At this point you think you know it! But you don't! But you do have the core concepts laid out so return to them until it all feels natural to you - that day will come!

Then Chapter 3, which is really more about the internal workings of the parser, not the language. You should work through it, but it is more important to really absorb everything that has gone before first. Once you really know the concepts from Chapters 1 and 2, you will see Chapters 3 and 7 as how Bison in particular works internally to accomplish its ends.

If you can really understand the first 3 chapters of this book - about 79 pages total, all else will follow easily! You should follow at least with chaapter 7 as it is the basis of Bison, but get the first 3 as solidly as possible! I can't stress that enough!

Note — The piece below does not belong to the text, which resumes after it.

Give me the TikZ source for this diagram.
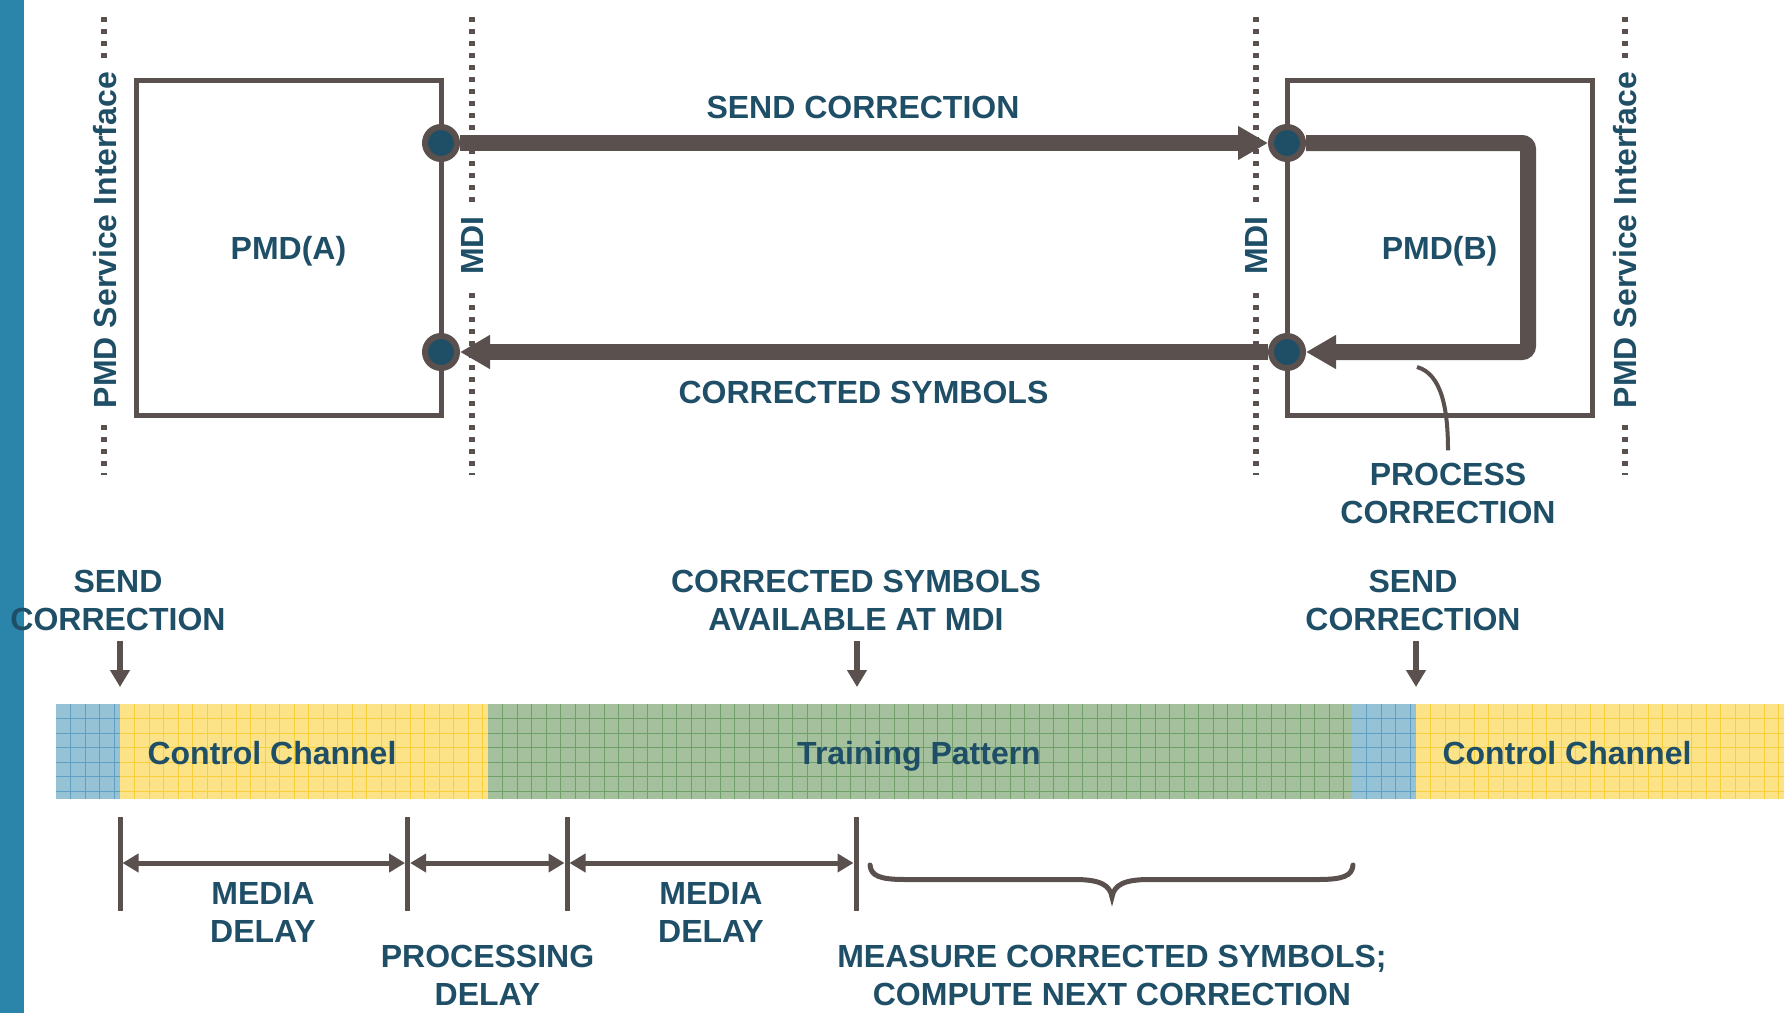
\documentclass[tikz,border=0pt]{standalone}
\usepackage{fontspec}
\setmainfont{Liberation Sans}
\usetikzlibrary{arrows.meta,backgrounds}
\definecolor{txt}{RGB}{31,78,103}
\definecolor{ln}{RGB}{90,80,77}
\definecolor{stripe}{RGB}{43,133,171}
\definecolor{bluefill}{RGB}{150,194,213}
\definecolor{bluegrid}{RGB}{95,160,196}
\definecolor{yelfill}{RGB}{253,227,135}
\definecolor{yelgrid}{RGB}{247,207,60}
\definecolor{grnfill}{RGB}{164,192,157}
\definecolor{grngrid}{RGB}{112,160,106}
\newcommand\barseg[5]{%
  \fill[#3] (#1,704) rectangle (#2,799);
  \begin{scope}
    \clip (#1,704) rectangle (#2,799);
    \foreach \k in {1,...,#5} \draw[#4,line width=0.9pt] ({#1+\k*14.5},704) -- ++(0,95);
    \foreach \k in {1,...,6} \draw[#4,line width=0.9pt] (#1,{704+\k*14.5}) -- (#2,{704+\k*14.5});
  \end{scope}}
\begin{document}
\begin{tikzpicture}[x=1pt,y=-1pt,
  lbl/.style={text=txt,font=\fontsize{32}{38}\selectfont\bfseries,inner sep=0pt,align=center},
  rlbl/.style={lbl,rotate=90,fill=white,inner xsep=11pt,inner ysep=2pt},
  box/.style={draw=ln,line width=5pt,minimum width=305pt,minimum height=335pt,
     text=txt,font=\fontsize{32}{38}\selectfont\bfseries,text height=23pt,text depth=0pt},
  port/.style={circle,draw=ln,fill=txt,line width=6pt,minimum size=32pt,inner sep=0pt},
  dots/.style={draw=ln,line width=5.5pt,dash pattern=on 4.5pt off 7.5pt},
  bigarrow/.style={draw=ln,line width=16pt,-{Triangle[length=30pt,width=32pt]}},
  loopline/.style={draw=ln,line width=16pt,rounded corners=6pt,-{Triangle[length=30pt,width=32pt]}},
  darrow/.style={draw=ln,line width=6pt,-{Triangle[length=17pt,width=19pt]}},
  dimarrow/.style={draw=ln,line width=5pt,{Triangle[length=16pt,width=18pt]}-{Triangle[length=16pt,width=18pt]}},
  tick/.style={draw=ln,line width=5pt},
  brace/.style={draw=ln,line width=5pt,line cap=round},
  callout/.style={draw=ln,line width=4pt}]
\useasboundingbox (0,0) rectangle (1786,1013);
% left stripe
\fill[stripe] (0,0) rectangle (24,1013);

% boxes
\node[box] (pmdA) at (288.5,247.5) {PMD(A)};
\node[box] (pmdB) at (1439.5,247.5) {PMD(B)};

% interface labels
\node[rlbl] (psiL) at (105,240) {PMD Service Interface};
\node[rlbl] (mdiL) at (472,245.5) {MDI};
\node[rlbl] (mdiR) at (1256,245.5) {MDI};
\node[rlbl] (psiR) at (1625,240) {PMD Service Interface};

% ports
\node[port] (a1) at (441,143) {};
\node[port] (a2) at (441,352) {};
\node[port] (b1) at (1287,143) {};
\node[port] (b2) at (1287,352) {};

\coordinate (lc1) at (1528,143);
\coordinate (lc2) at (1528,352);

\begin{scope}[on background layer]
  \draw[dots] (104,17) -- (104,475);
  \draw[dots] (472,17) -- (472,475);
  \draw[dots] (1256,17) -- (1256,475);
  \draw[dots] (1625,17) -- (1625,475);
  \draw[bigarrow] (a1) -- (b1);
  \draw[bigarrow] (b2) -- (a2);
  \draw[loopline] (b1) -- (lc1) -- (lc2) -- (b2);
\end{scope}

\node[lbl,anchor=base] (sendTop) at (863,118.5) {SEND CORRECTION};
\node[lbl,anchor=base] (corrTop) at (863.5,403.3) {CORRECTED SYMBOLS};

\node[lbl] (pc) at (1448,493) {PROCESS\\CORRECTION};
\coordinate (pcTip) at (1417,367);
\draw[callout] ([yshift=12pt]pc.north) .. controls (1448,410) and (1442,374) .. (pcTip);

% timeline labels
\node[lbl] (sendL) at (118,600) {SEND\\CORRECTION};
\node[lbl] (avail) at (856,600.5) {CORRECTED SYMBOLS\\AVAILABLE AT MDI};
\node[lbl] (sendR) at (1413,600.5) {SEND\\CORRECTION};
\coordinate (ar0) at (120,687);
\coordinate (ar1) at (857,687);
\coordinate (ar2) at (1416,687);
\draw[darrow,shorten <=10pt] (sendL.south -| ar0) -- (ar0);
\draw[darrow,shorten <=10pt] (avail.south -| ar1) -- (ar1);
\draw[darrow,shorten <=10pt] (sendR.south -| ar2) -- (ar2);

% bar
\barseg{56}{120}{bluefill}{bluegrid}{5}
\barseg{120}{488}{yelfill}{yelgrid}{26}
\barseg{488}{1352}{grnfill}{grngrid}{60}
\barseg{1352}{1416}{bluefill}{bluegrid}{5}
\barseg{1416}{1784}{yelfill}{yelgrid}{26}
\node[lbl,anchor=base] (cc1) at (272,764) {Control Channel};
\node[lbl,anchor=base] (tp) at (919,764) {Training Pattern};
\node[lbl,anchor=base] (cc2) at (1567,764) {Control Channel};

% dimension lines
\coordinate (t0) at (120,863);
\coordinate (t1) at (407.6,863);
\coordinate (t2) at (567,863);
\coordinate (t3) at (856,863);
\foreach \t in {t0,t1,t2,t3} \draw[tick] (\t) ++(0,-46) -- ++(0,94);
\draw[dimarrow,shorten <=2.5pt,shorten >=2.5pt] (t0) -- (t1);
\draw[dimarrow,shorten <=2.5pt,shorten >=2.5pt] (t1) -- (t2);
\draw[dimarrow,shorten <=2.5pt,shorten >=2.5pt] (t2) -- (t3);

\node[lbl] (md1) at (263,912.5) {MEDIA\\DELAY};
\node[lbl] (pd) at (487.5,975.5) {PROCESSING\\DELAY};
\node[lbl] (md2) at (711,912.5) {MEDIA\\DELAY};

% brace
\draw[brace] (870,865) .. controls (871,876) and (880,879.5) .. (905,879.5) -- (1075,879.5)
  .. controls (1100,879.5) and (1110,885) .. (1112,897)
  .. controls (1114,885) and (1124,879.5) .. (1149,879.5) -- (1318,879.5)
  .. controls (1343,879.5) and (1352,876) .. (1353,865);
\node[lbl] (meas) at (1112,975.5) {MEASURE CORRECTED SYMBOLS;\\COMPUTE NEXT CORRECTION};
\end{tikzpicture}
\end{document}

And then supplement that with some additional BNF study online. The ideas are introduced in the book, but it is not further developed. But, with the ideas from the book you will finally be able to see why BNF exists, and how to use it - the variations in its exact syntax will become much less important!

Now, after all of that, which really won't take so long on the first pass, we get you to the meat of the matter...

You are writing parsers, compilers and assemblers for your own language. Parsing, and compiler development is said to be one of the best understood branches of computer science - so let's get you the absolute best resource available for that, what is called the "red tree" book, also by Dick Grune, Modern Compiler Design.

I have both of these in print but am not aware of a PDF version for Modern Compiler Design. I have linked to the Better World Books page and suggest that you check it every few days. The prices vary with the seller and I have seen this one jump between $20 and $80 recently. When you see a price you like, buy it! You will not be sorry!

Now, armed with some very well thought out concepts and methods developed by some very smart people in their own right, you will be ready to work your way through your own project with more efficiency and confidence!

I am out of time and have only responded to your first statement, perhaps more will follow later. Good luck!